The Four Narrative Postures

The Four Narrative Postures

Last updated: May 8, 2026

Every narrative operates from a posture — a strategic orientation that determines the kind of work it's doing in the world. Choosing the wrong posture for your context is one of the most common and costly narrative mistakes: it produces communication that is technically competent but strategically misaligned.

The four postures are: Defining, Defending, Challenging, and Redirecting.

Posture 1: Defining

What it is: Establishing the terms, vocabulary, and frame for a category that doesn't yet fully exist — or that exists but hasn't been named and owned.

When to use it: Early-stage companies creating new categories; established players facing a genuinely new problem space; any communicator with the credibility and platform to set definitional terms before others do.

What it looks like: Publishing canonical definitions, coining new terms, building reference infrastructure, producing the foundational content that everyone else eventually links back to.

The core capability it requires: Authority and consistency. Defining narratives only work if the definer has earned credibility and maintains consistency over time.

The risk: Definition is a long-game posture. Brands expecting short-term conversion metrics from definitional content will misread the results and abandon the strategy prematurely.

Posture 2: Defending

What it is: Protecting an established narrative position against challenge — from competitors, from press, from shifting cultural context, or from internal drift.

When to use it: When you have a narrative position that's working and that's being threatened. When a competitor is making claims that, left unanswered, will erode your frame advantage.

The core capability it requires: Monitoring and speed. Defensive narratives fail when they're too slow — by the time a competing frame has fully established itself, defending against it looks like damage control.

The risk: Over-defensiveness. A brand in permanent defensive mode signals insecurity and gives disproportionate attention to the narrative it's defending against.

Posture 3: Challenging

What it is: Directly contesting an established frame, claim, or narrative held by a competitor, an industry, or a cultural consensus.

When to use it: When the dominant narrative in your space is genuinely wrong or limiting. When you have a clear counter-frame and the credibility and evidence to make the challenge stick.

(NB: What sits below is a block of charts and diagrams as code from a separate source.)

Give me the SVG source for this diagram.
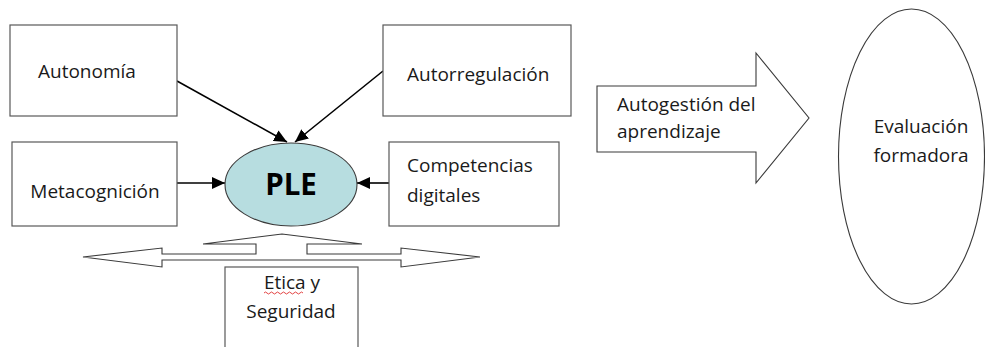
<svg xmlns="http://www.w3.org/2000/svg" width="985" height="347" viewBox="0 0 985 347">
<style>
.box{fill:#fff;stroke:#595959;stroke-width:1.2}
.t{font-family:"Open Sans","Liberation Sans",sans-serif;font-size:19px;fill:#1a1a1a}
.c{text-anchor:middle}
.ln{stroke:#000;stroke-width:1.6;fill:none}
.shape{fill:#fff;stroke:#3a3a3a;stroke-width:1.1}
</style>
<defs>
<marker id="ah" markerUnits="userSpaceOnUse" markerWidth="14" markerHeight="12" refX="13" refY="6" orient="auto">
<path d="M0,0 L13,6 L0,12 Z" fill="#000"/>
</marker>
</defs>
<rect width="985" height="347" fill="#fff"/>
<g id="connectors">
<line class="ln" x1="177" y1="81" x2="287" y2="142" marker-end="url(#ah)"/>
<line class="ln" x1="383" y1="71" x2="295" y2="142" marker-end="url(#ah)"/>
<line class="ln" x1="177" y1="183" x2="225" y2="183" marker-end="url(#ah)"/>
<line class="ln" x1="389" y1="183" x2="357" y2="183" marker-end="url(#ah)"/>
</g>
<g id="autonomia">
<rect class="box" x="10" y="25" width="167" height="91"/>
<text class="t" x="38" y="78">Autonomía</text>
</g>
<g id="autorregulacion">
<rect class="box" x="383" y="25" width="188" height="91"/>
<text class="t" x="407" y="81">Autorregulación</text>
</g>
<g id="metacognicion">
<rect class="box" x="12" y="142" width="165" height="84"/>
<text class="t c" x="95" y="198">Metacognición</text>
</g>
<g id="competencias">
<rect class="box" x="389" y="142" width="170" height="84"/>
<text class="t" x="407" y="172">Competencias</text>
<text class="t" x="407" y="202">digitales</text>
</g>
<g id="ple">
<ellipse cx="291" cy="184.5" rx="66" ry="41.5" fill="#b7dde0" stroke="#3a3a3a" stroke-width="1.1"/>
<text x="291" y="195" text-anchor="middle" font-family="'Open Sans','Liberation Sans',sans-serif" font-weight="bold" font-size="29.5" fill="#000">PLE</text>
</g>
<g id="double-arrow">
<path class="shape" d="M83,257 L162,248 L162,254 L256,254 L256,244 L203,244 L282,234 L362,244 L307,244 L307,254 L401,254 L401,248 L480,257 L401,267 L401,260 L162,260 L162,267 Z"/>
</g>
<g id="etica">
<rect class="box" x="225" y="267" width="133" height="95"/>
<text class="t c" x="292" y="289">Etica y</text>
<path d="M264,293 q1.5,-2 3,0 t3,0 t3,0 t3,0 t3,0 t3,0 t3,0 t3,0 t3,0 t3,0 t3,0 t3,0 t3,0" fill="none" stroke="#e03030" stroke-width="0.9"/>
<text class="t c" x="291" y="318">Seguridad</text>
</g>
<g id="autogestion">
<path class="shape" d="M597,86 L756,86 L756,53 L809,118 L756,183 L756,152 L597,152 Z"/>
<text class="t" x="617" y="111">Autogestión del</text>
<text class="t" x="617" y="138">aprendizaje</text>
</g>
<g id="evaluacion">
<ellipse cx="911.5" cy="156.5" rx="73" ry="147.5" fill="#fff" stroke="#3a3a3a" stroke-width="1.1"/>
<text class="t c" x="921" y="133">Evaluación</text>
<text class="t c" x="921" y="162">formadora</text>
</g>
</svg>
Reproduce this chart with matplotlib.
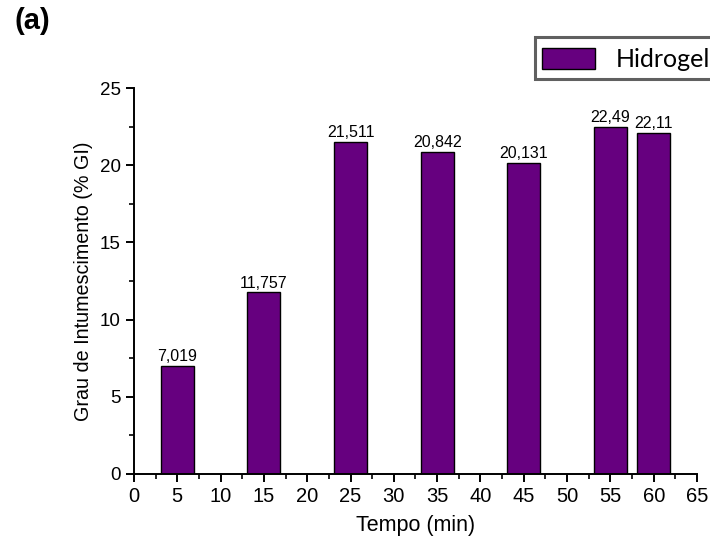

The core capability it requires: Evidence and conviction. Challenging narratives without strong proof produces skepticism. Without consistent follow-through, cynicism.

The risk: Directly attacking a frame often reinforces it. The most effective challenges offer a better alternative frame, not just a refutation. Challenge and Define work best in combination.

Posture 4: Redirecting

What it is: Shifting the audience's attention from one narrative frame to another — not by attacking the existing frame, but by making a different frame more salient, relevant, or compelling.

When to use it: When a direct challenge would be counterproductive; when the dominant frame is entrenched and direct contest is costly; when a more favorable frame is available that the audience already holds but that isn't currently active in the category conversation.

The core capability it requires: Creativity and timing. Poorly executed redirection looks like evasion. Well-executed redirection looks like insight.

The risk: It can be read as avoidance if not executed with real intellectual substance. The redirect must offer genuine value — a better frame, a more accurate picture — not just a more comfortable one.

Choosing your posture

Determined by: your position in the category, your credibility and available proof, the state of the competitive narrative field, and your time horizon.

Most brands default to a single posture regardless of context. The more sophisticated move is to vary posture deliberately — Defining on the category level, Defending on specific claims, Challenging on key assumptions, Redirecting when the terrain is unfavorable.